>>>

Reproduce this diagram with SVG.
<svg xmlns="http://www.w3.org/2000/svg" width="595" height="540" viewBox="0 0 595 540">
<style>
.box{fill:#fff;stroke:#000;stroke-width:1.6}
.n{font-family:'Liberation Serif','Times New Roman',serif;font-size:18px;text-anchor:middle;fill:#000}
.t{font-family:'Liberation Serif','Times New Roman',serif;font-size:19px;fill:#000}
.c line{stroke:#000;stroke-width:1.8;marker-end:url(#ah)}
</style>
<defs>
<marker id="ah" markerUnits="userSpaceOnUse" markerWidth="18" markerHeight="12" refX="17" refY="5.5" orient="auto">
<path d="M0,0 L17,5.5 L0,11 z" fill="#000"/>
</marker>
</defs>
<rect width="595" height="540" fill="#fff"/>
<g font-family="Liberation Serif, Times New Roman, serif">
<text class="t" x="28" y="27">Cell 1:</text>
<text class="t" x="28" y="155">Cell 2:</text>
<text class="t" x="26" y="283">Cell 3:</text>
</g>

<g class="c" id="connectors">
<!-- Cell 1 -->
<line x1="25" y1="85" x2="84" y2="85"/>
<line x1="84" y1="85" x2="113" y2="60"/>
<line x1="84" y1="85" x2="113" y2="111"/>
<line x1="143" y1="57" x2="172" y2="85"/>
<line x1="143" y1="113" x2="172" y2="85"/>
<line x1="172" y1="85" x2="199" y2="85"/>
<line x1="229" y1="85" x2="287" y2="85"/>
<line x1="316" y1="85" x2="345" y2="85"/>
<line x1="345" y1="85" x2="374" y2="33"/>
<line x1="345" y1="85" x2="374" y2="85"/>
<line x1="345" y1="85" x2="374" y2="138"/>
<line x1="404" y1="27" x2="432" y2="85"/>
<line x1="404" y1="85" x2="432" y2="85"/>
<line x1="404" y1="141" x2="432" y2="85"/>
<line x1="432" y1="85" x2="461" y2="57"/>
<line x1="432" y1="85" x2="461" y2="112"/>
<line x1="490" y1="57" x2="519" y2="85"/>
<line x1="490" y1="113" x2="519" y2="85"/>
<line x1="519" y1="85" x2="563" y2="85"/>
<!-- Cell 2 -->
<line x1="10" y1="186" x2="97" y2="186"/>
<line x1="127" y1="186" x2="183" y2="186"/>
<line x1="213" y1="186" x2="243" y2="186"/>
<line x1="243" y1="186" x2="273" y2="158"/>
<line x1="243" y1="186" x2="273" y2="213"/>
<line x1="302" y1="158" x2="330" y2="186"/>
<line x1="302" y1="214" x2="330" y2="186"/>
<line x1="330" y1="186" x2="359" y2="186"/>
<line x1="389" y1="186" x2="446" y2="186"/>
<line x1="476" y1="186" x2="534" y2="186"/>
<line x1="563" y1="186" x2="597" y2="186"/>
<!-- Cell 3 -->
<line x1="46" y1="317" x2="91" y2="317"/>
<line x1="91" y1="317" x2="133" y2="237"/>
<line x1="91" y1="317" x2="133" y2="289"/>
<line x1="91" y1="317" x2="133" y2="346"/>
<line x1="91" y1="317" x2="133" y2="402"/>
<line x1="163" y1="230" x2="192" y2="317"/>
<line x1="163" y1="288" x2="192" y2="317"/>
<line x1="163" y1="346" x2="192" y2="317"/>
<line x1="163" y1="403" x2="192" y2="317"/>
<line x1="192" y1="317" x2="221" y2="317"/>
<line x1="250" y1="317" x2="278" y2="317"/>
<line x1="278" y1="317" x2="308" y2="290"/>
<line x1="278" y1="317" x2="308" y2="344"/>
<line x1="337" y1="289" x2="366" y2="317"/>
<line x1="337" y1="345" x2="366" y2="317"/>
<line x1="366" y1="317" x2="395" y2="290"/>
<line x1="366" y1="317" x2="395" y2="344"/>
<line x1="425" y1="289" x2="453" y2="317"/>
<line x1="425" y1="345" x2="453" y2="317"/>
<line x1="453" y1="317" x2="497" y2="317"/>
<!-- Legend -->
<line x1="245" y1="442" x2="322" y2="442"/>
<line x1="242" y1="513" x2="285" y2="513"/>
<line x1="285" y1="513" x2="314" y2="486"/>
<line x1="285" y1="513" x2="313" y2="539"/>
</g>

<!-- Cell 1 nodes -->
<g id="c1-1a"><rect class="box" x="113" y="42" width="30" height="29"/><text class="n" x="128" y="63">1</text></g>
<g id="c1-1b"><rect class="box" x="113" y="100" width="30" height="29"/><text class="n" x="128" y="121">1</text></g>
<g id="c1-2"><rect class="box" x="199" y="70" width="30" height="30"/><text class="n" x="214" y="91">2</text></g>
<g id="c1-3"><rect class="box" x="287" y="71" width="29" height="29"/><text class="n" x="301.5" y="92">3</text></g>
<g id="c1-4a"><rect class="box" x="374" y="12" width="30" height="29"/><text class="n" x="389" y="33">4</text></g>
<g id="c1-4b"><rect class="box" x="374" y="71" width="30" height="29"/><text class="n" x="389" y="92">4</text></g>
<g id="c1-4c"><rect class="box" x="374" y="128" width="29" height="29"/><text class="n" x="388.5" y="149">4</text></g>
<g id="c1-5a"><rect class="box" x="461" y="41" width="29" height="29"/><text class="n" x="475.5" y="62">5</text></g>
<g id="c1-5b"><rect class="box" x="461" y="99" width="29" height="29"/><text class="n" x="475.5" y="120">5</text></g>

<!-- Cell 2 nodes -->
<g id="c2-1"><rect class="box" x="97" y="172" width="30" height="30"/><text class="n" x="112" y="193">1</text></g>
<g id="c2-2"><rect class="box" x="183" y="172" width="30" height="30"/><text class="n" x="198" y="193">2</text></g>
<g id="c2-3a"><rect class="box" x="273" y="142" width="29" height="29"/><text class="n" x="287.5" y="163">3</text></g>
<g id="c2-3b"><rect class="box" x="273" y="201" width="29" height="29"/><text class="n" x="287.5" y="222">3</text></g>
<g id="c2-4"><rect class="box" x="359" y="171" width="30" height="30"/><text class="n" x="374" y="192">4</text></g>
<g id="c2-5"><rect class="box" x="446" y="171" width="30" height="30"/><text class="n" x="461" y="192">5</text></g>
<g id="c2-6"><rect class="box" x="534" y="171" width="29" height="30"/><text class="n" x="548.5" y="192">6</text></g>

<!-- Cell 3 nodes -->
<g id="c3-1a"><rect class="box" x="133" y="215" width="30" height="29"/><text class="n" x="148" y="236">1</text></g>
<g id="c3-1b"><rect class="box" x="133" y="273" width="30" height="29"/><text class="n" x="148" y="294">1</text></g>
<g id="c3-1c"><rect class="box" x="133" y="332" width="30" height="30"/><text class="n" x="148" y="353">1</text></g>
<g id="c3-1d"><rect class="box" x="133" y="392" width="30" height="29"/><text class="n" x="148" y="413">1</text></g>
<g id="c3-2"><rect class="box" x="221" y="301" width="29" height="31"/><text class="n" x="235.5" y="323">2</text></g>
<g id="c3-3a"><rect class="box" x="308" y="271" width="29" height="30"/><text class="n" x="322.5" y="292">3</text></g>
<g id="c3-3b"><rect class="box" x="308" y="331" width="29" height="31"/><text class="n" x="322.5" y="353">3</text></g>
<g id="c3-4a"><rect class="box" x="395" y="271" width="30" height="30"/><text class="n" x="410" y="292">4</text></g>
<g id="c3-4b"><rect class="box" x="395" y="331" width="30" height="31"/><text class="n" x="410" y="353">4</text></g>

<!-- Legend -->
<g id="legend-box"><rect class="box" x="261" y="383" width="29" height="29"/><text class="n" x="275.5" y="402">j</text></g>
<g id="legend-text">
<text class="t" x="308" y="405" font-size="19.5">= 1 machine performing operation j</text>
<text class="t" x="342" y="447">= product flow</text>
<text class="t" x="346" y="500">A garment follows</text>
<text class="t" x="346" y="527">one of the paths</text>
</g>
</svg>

<<<

▸ Task: Extract the complete listing verbatim.

▸ Solution for this problem:
Reproduce this diagram with SVG.
<svg xmlns="http://www.w3.org/2000/svg" width="595" height="540" viewBox="0 0 595 540">
<style>
.box{fill:#fff;stroke:#000;stroke-width:1.6}
.n{font-family:'Liberation Serif','Times New Roman',serif;font-size:18px;text-anchor:middle;fill:#000}
.t{font-family:'Liberation Serif','Times New Roman',serif;font-size:19px;fill:#000}
.c line{stroke:#000;stroke-width:1.8;marker-end:url(#ah)}
</style>
<defs>
<marker id="ah" markerUnits="userSpaceOnUse" markerWidth="18" markerHeight="12" refX="17" refY="5.5" orient="auto">
<path d="M0,0 L17,5.5 L0,11 z" fill="#000"/>
</marker>
</defs>
<rect width="595" height="540" fill="#fff"/>
<g font-family="Liberation Serif, Times New Roman, serif">
<text class="t" x="28" y="27">Cell 1:</text>
<text class="t" x="28" y="155">Cell 2:</text>
<text class="t" x="26" y="283">Cell 3:</text>
</g>

<g class="c" id="connectors">
<!-- Cell 1 -->
<line x1="25" y1="85" x2="84" y2="85"/>
<line x1="84" y1="85" x2="113" y2="60"/>
<line x1="84" y1="85" x2="113" y2="111"/>
<line x1="143" y1="57" x2="172" y2="85"/>
<line x1="143" y1="113" x2="172" y2="85"/>
<line x1="172" y1="85" x2="199" y2="85"/>
<line x1="229" y1="85" x2="287" y2="85"/>
<line x1="316" y1="85" x2="345" y2="85"/>
<line x1="345" y1="85" x2="374" y2="33"/>
<line x1="345" y1="85" x2="374" y2="85"/>
<line x1="345" y1="85" x2="374" y2="138"/>
<line x1="404" y1="27" x2="432" y2="85"/>
<line x1="404" y1="85" x2="432" y2="85"/>
<line x1="404" y1="141" x2="432" y2="85"/>
<line x1="432" y1="85" x2="461" y2="57"/>
<line x1="432" y1="85" x2="461" y2="112"/>
<line x1="490" y1="57" x2="519" y2="85"/>
<line x1="490" y1="113" x2="519" y2="85"/>
<line x1="519" y1="85" x2="563" y2="85"/>
<!-- Cell 2 -->
<line x1="10" y1="186" x2="97" y2="186"/>
<line x1="127" y1="186" x2="183" y2="186"/>
<line x1="213" y1="186" x2="243" y2="186"/>
<line x1="243" y1="186" x2="273" y2="158"/>
<line x1="243" y1="186" x2="273" y2="213"/>
<line x1="302" y1="158" x2="330" y2="186"/>
<line x1="302" y1="214" x2="330" y2="186"/>
<line x1="330" y1="186" x2="359" y2="186"/>
<line x1="389" y1="186" x2="446" y2="186"/>
<line x1="476" y1="186" x2="534" y2="186"/>
<line x1="563" y1="186" x2="597" y2="186"/>
<!-- Cell 3 -->
<line x1="46" y1="317" x2="91" y2="317"/>
<line x1="91" y1="317" x2="133" y2="237"/>
<line x1="91" y1="317" x2="133" y2="289"/>
<line x1="91" y1="317" x2="133" y2="346"/>
<line x1="91" y1="317" x2="133" y2="402"/>
<line x1="163" y1="230" x2="192" y2="317"/>
<line x1="163" y1="288" x2="192" y2="317"/>
<line x1="163" y1="346" x2="192" y2="317"/>
<line x1="163" y1="403" x2="192" y2="317"/>
<line x1="192" y1="317" x2="221" y2="317"/>
<line x1="250" y1="317" x2="278" y2="317"/>
<line x1="278" y1="317" x2="308" y2="290"/>
<line x1="278" y1="317" x2="308" y2="344"/>
<line x1="337" y1="289" x2="366" y2="317"/>
<line x1="337" y1="345" x2="366" y2="317"/>
<line x1="366" y1="317" x2="395" y2="290"/>
<line x1="366" y1="317" x2="395" y2="344"/>
<line x1="425" y1="289" x2="453" y2="317"/>
<line x1="425" y1="345" x2="453" y2="317"/>
<line x1="453" y1="317" x2="497" y2="317"/>
<!-- Legend -->
<line x1="245" y1="442" x2="322" y2="442"/>
<line x1="242" y1="513" x2="285" y2="513"/>
<line x1="285" y1="513" x2="314" y2="486"/>
<line x1="285" y1="513" x2="313" y2="539"/>
</g>

<!-- Cell 1 nodes -->
<g id="c1-1a"><rect class="box" x="113" y="42" width="30" height="29"/><text class="n" x="128" y="63">1</text></g>
<g id="c1-1b"><rect class="box" x="113" y="100" width="30" height="29"/><text class="n" x="128" y="121">1</text></g>
<g id="c1-2"><rect class="box" x="199" y="70" width="30" height="30"/><text class="n" x="214" y="91">2</text></g>
<g id="c1-3"><rect class="box" x="287" y="71" width="29" height="29"/><text class="n" x="301.5" y="92">3</text></g>
<g id="c1-4a"><rect class="box" x="374" y="12" width="30" height="29"/><text class="n" x="389" y="33">4</text></g>
<g id="c1-4b"><rect class="box" x="374" y="71" width="30" height="29"/><text class="n" x="389" y="92">4</text></g>
<g id="c1-4c"><rect class="box" x="374" y="128" width="29" height="29"/><text class="n" x="388.5" y="149">4</text></g>
<g id="c1-5a"><rect class="box" x="461" y="41" width="29" height="29"/><text class="n" x="475.5" y="62">5</text></g>
<g id="c1-5b"><rect class="box" x="461" y="99" width="29" height="29"/><text class="n" x="475.5" y="120">5</text></g>

<!-- Cell 2 nodes -->
<g id="c2-1"><rect class="box" x="97" y="172" width="30" height="30"/><text class="n" x="112" y="193">1</text></g>
<g id="c2-2"><rect class="box" x="183" y="172" width="30" height="30"/><text class="n" x="198" y="193">2</text></g>
<g id="c2-3a"><rect class="box" x="273" y="142" width="29" height="29"/><text class="n" x="287.5" y="163">3</text></g>
<g id="c2-3b"><rect class="box" x="273" y="201" width="29" height="29"/><text class="n" x="287.5" y="222">3</text></g>
<g id="c2-4"><rect class="box" x="359" y="171" width="30" height="30"/><text class="n" x="374" y="192">4</text></g>
<g id="c2-5"><rect class="box" x="446" y="171" width="30" height="30"/><text class="n" x="461" y="192">5</text></g>
<g id="c2-6"><rect class="box" x="534" y="171" width="29" height="30"/><text class="n" x="548.5" y="192">6</text></g>

<!-- Cell 3 nodes -->
<g id="c3-1a"><rect class="box" x="133" y="215" width="30" height="29"/><text class="n" x="148" y="236">1</text></g>
<g id="c3-1b"><rect class="box" x="133" y="273" width="30" height="29"/><text class="n" x="148" y="294">1</text></g>
<g id="c3-1c"><rect class="box" x="133" y="332" width="30" height="30"/><text class="n" x="148" y="353">1</text></g>
<g id="c3-1d"><rect class="box" x="133" y="392" width="30" height="29"/><text class="n" x="148" y="413">1</text></g>
<g id="c3-2"><rect class="box" x="221" y="301" width="29" height="31"/><text class="n" x="235.5" y="323">2</text></g>
<g id="c3-3a"><rect class="box" x="308" y="271" width="29" height="30"/><text class="n" x="322.5" y="292">3</text></g>
<g id="c3-3b"><rect class="box" x="308" y="331" width="29" height="31"/><text class="n" x="322.5" y="353">3</text></g>
<g id="c3-4a"><rect class="box" x="395" y="271" width="30" height="30"/><text class="n" x="410" y="292">4</text></g>
<g id="c3-4b"><rect class="box" x="395" y="331" width="30" height="31"/><text class="n" x="410" y="353">4</text></g>

<!-- Legend -->
<g id="legend-box"><rect class="box" x="261" y="383" width="29" height="29"/><text class="n" x="275.5" y="402">j</text></g>
<g id="legend-text">
<text class="t" x="308" y="405" font-size="19.5">= 1 machine performing operation j</text>
<text class="t" x="342" y="447">= product flow</text>
<text class="t" x="346" y="500">A garment follows</text>
<text class="t" x="346" y="527">one of the paths</text>
</g>
</svg>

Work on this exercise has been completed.